Okay, I have to admit that I’m enjoying the connections and whatnot on Facebook. That said, it seems that the primary Facebook result for me thus far is that my sister Carol can trounce me in Scrabble in the comfort of my own home. So far, I’ve lost 3 concurrent games. I’m not loving that.

You know, I used to be fairly up to date on computer and communication technology. Sure, I didn’t get a cell phone until everyone and their dog had one, but I regularly replaced my computer so we (ex-hubby and I) could play the latest games and we regularly played Diablo when it was THE innovative online game to play and I had a PDA when they first came out and I had a micro-computer way back before laptops became popular and crowded the micros out and thus I crack up whenever I hear that micro-computers are coming back.

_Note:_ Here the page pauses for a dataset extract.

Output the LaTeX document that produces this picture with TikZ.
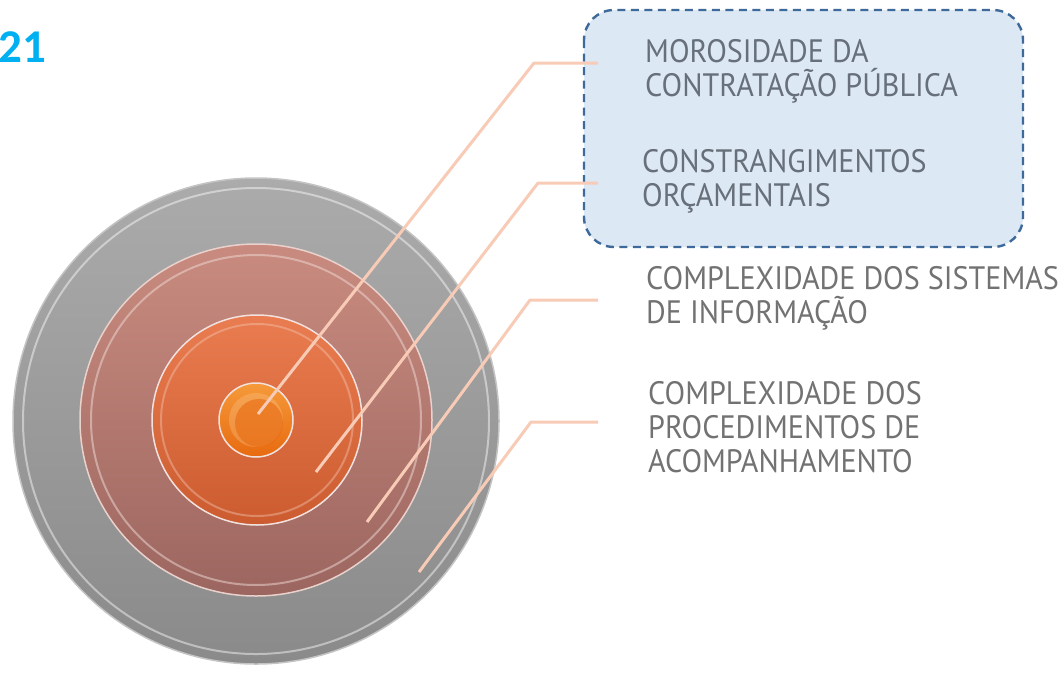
\documentclass[tikz,border=0pt]{standalone}
\usepackage{fontspec}
\newfontfamily\lab[FakeStretch=0.93]{PT Sans}
\newfontfamily\numfont{Carlito}
\usetikzlibrary{calc}
\definecolor{numblue}{HTML}{00B0F0}
\definecolor{boxfill}{HTML}{DDE8F5}
\definecolor{boxline}{HTML}{3D6A9A}
\definecolor{txtblue}{HTML}{67707A}
\definecolor{txtgray}{HTML}{727272}
\definecolor{leader}{HTML}{F8CBB6}
\definecolor{grayT}{HTML}{ABABAB}
\definecolor{grayB}{HTML}{8A8A8A}
\definecolor{roseT}{HTML}{C98B7F}
\definecolor{roseB}{HTML}{9C6660}
\definecolor{oranT}{HTML}{E97C50}
\definecolor{oranB}{HTML}{CC5C30}
\definecolor{coreT}{HTML}{F59A3A}
\definecolor{coreB}{HTML}{E86A10}
\tikzset{
  ring/.style={circle, inner sep=0pt, shading=axis, shading angle=0},
  leaderline/.style={draw=leader, line width=3pt, line join=round},
  label/.style={anchor=north west, inner sep=0pt, align=left,
    font=\lab\fontsize{32.4}{34}\selectfont},
}
\begin{document}
\begin{tikzpicture}[x=1pt,y=-1pt]
\useasboundingbox (0,0) rectangle (1064,672);
% number
\node[anchor=north west, inner sep=0pt, text=numblue, font=\numfont\bfseries\fontsize{47}{47}\selectfont] (num) at (-2,31) {21};
% highlight box
\draw[fill=boxfill, draw=boxline, line width=2.4pt, dash pattern=on 8pt off 5.5pt, rounded corners=30pt] (584,10) rectangle (1023,247);
% rings
\node[ring, minimum size=486pt, top color=grayT, bottom color=grayB, draw=grayT!70!white, line width=1.5pt] (r4) at (256,421) {};
\draw[white, opacity=0.45, line width=2pt] (r4.center) circle (233pt);
\node[ring, minimum size=352pt, top color=roseT, bottom color=roseB, draw=roseT!40!white, line width=1.5pt] (r3) at (256,420) {};
\draw[roseT!30!white, opacity=0.5, line width=2pt] (r3.center) circle (165pt);
\node[ring, minimum size=210pt, top color=oranT, bottom color=oranB, draw=roseT!25!white, line width=1.5pt] (r2) at (257,420) {};
\draw[oranT!40!white, opacity=0.4, line width=2pt] (r2.center) circle (96pt);
\node[ring, minimum size=74pt, top color=coreT, bottom color=coreB, draw=roseT!25!white, line width=1.5pt] (r1) at (256,420) {};
\fill[coreT!60!white, opacity=0.35] (r1.center) circle (27pt);
\fill[coreB, opacity=0.6] ($(r1.center)+(3,3)$) circle (24pt);
% leader coordinates
\coordinate (p1) at (258,414);
\coordinate (k1) at (534,63);
\coordinate (e1) at (598,63);
\coordinate (p2) at (316,472);
\coordinate (k2) at (538,183);
\coordinate (e2) at (598,183);
\coordinate (p3) at (367,522);
\coordinate (k3) at (530,300);
\coordinate (e3) at (598,300);
\coordinate (p4) at (419,572);
\coordinate (k4) at (531,422);
\coordinate (e4) at (598,422);
\draw[leaderline] (p1) -- (k1) -- (e1);
\draw[leaderline] (p2) -- (k2) -- (e2);
\draw[leaderline] (p3) -- (k3) -- (e3);
\draw[leaderline] (p4) -- (k4) -- (e4);
% labels
\node[label, text=txtblue] (t1) at (645,39.5) {MOROSIDADE DA\\CONTRATAÇÃO PÚBLICA};
\node[label, text=txtblue] (t2) at (642,149.5) {CONSTRANGIMENTOS\\ORÇAMENTAIS};
\node[label, text=txtgray] (t3) at (646,266.5) {COMPLEXIDADE DOS SISTEMAS\\DE INFORMAÇÃO};
\node[label, text=txtgray] (t4) at (648,381.5) {COMPLEXIDADE DOS\\PROCEDIMENTOS DE\\ACOMPANHAMENTO};
\end{tikzpicture}
\end{document}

But the PDA drove me crazy with its tiny pen and tiny keyboard and I refused to buy a portable, fold-out keyboard for it because HELLO — micro-computer/laptop! And my cell phone is not top of the line and can’t even take photos because I also own a digital camera and I don’t have an X-box or a Wii and I no longer play multi-player games online because 1) they aren’t free and 2) you have to play with everyone* and I refuse to text-message on my phone because IT’S A PHONE AND YOU CAN DAMN WELL CALL ME and while I have, of course, a blog, I refuse to Twitter because I DO NOT need to know what someone else is doing/thinking/eating/reading/farting every damn minute and I cannot image anyone else wants to know the same stuff about me.

And despite the above grumpiness, I really am a lovely person *in person*. Unless I have a migraine. Or I’m in the middle of a really good book. Or you’ve just woken me up out of a sound sleep. But otherwise, lovely. Really.

But you’ll understand why I felt very grudging today when I finally caved and opened a Facebook account. I did it because many of my friends are on Facebook and they regularly invite me to “friend” them (which reeks to me of middle school and who the hell enjoyed that?) and they post pictures and invite me to view them, and I really wanted to see Jennifer’s new tattoo.

So I joined. I see on a knitting board that I frequent many folks asking questions about Facebook that also reek of middle school — so-and-so wants to friend me and I don’t want to friend them, or I posted while drunk and my boss who’s also on Facebook saw it, or how do I unfriend someone because I can’t stand them but I don’t want to actually let them know the extent of my can’t-stand-you-ness.

So my question is, is it possible to be on Facebook without the drama? Can I ignore friend requests from people I haven’t spoken to in 20 years without feeling like a bitch? Am I too far down the road that leads to shaking my fist at passing teenagers to even be on Facebook? Does Facebook have any redeeming qualities (other than Jennifer’s tattoo, which I *still* can’t manage to see) that I should know about? Convert me, folks, or justify my grumpiness. The comments are yours.

*As a Quaker, I really do believe that there is “that of God” in every person and we all have worth. But that doesn’t mean I want to spend my evenings with a few hundred thousand strangers.

I just returned from spending 8 days in Peabody, KS, with my sister and her family. It was lovely. We chatted, we crafted, we shopped,* we snacked, we didn’t find time to play Scrabble, but that just means I didn’t lose.

I came home Wednesday to find my yard overgrown and maple seedlings colonizing my rock garden. Today, I get to clean out my gutters, which are also full of maple seedlings. Looks kinda pretty, though — like windowboxes for the roof line.

*nothing bonds two women more than buying bras and then eating Chinese food.